Dessa vez, Michel Temer fez lembrar um famoso político alemão que escreveu um livro chamado Memórias de um doente dos nervos, sobre o qual Freud escreveu o seu Notas psicanalíticas sobre um relato autobiográfico de um caso de paranoia (Dementia Paranoides), publicado em 1911.

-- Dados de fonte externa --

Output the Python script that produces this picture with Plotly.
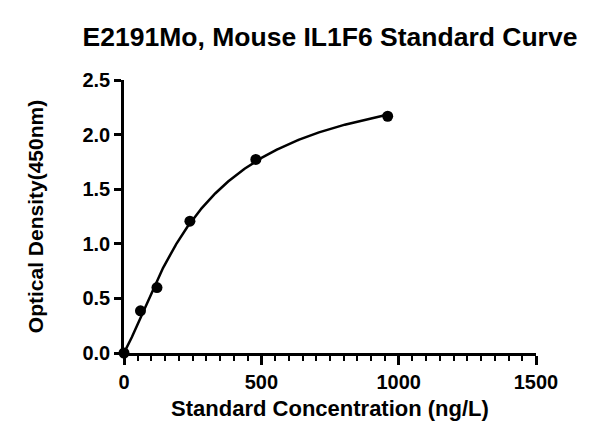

A partir do relato autobiográfico da paranoia de Schreber, Freud levantou algumas teses: que a doença era uma espécie de defesa contra a libido homossexual, que o delírio era uma tentativa de cura em relação à psicose, como se o delírio fosse aquilo que tornaria suportável viver. O recalque e o retorno do recalcado, seriam sintomas da psicose. A tese da bissexualidade inata do ser humano está presente aí. A libido homossexual recalcada retornaria e a paranoia seria a sua defesa natural por meio da projeção. Delírios de perseguição, ciúmes, megalomanias e as erotomanias que são megalomanias sexuais fariam parte desse quadro.
A fixação em sexo também é interessante. Ela define um sujeito que está comprometido em afirmar algo que não é necessariamente verdade acerca de sua vida. Schreber viveu um delírio que ficou famoso. Ele queria ser a mulher de Deus, transar com Deus, parir filhos de Deus e tudo o que uma mulher, em sua fantasia, poderia e desejaria fazer.
Entre a sexualidade e o narcisismo há uma aliança. Aquela necessidade, muito comum em homens de se fazerem passar por machões, de se fazerem passar por másculos e viris pode esconder desejos ocultos. Para certos homens talvez tenha restado tornar-se um marido, para outros, talvez seja necessário buscar um…
Cancelo por aqui a minha reflexão, como um pensamento que se coloca em voz alta, porque ao bom leitor, meia palavra basta. Não precisamos ser mais didáticos, pois contamos com a inteligência do leitor e sua maldade, também para a crítica desse ensaio inicial da interpretação.
Gostaria apenas de finalizar dizendo que perto do que vem por aí, talvez um marido para o governo, Michel Temer já parece um problema menor.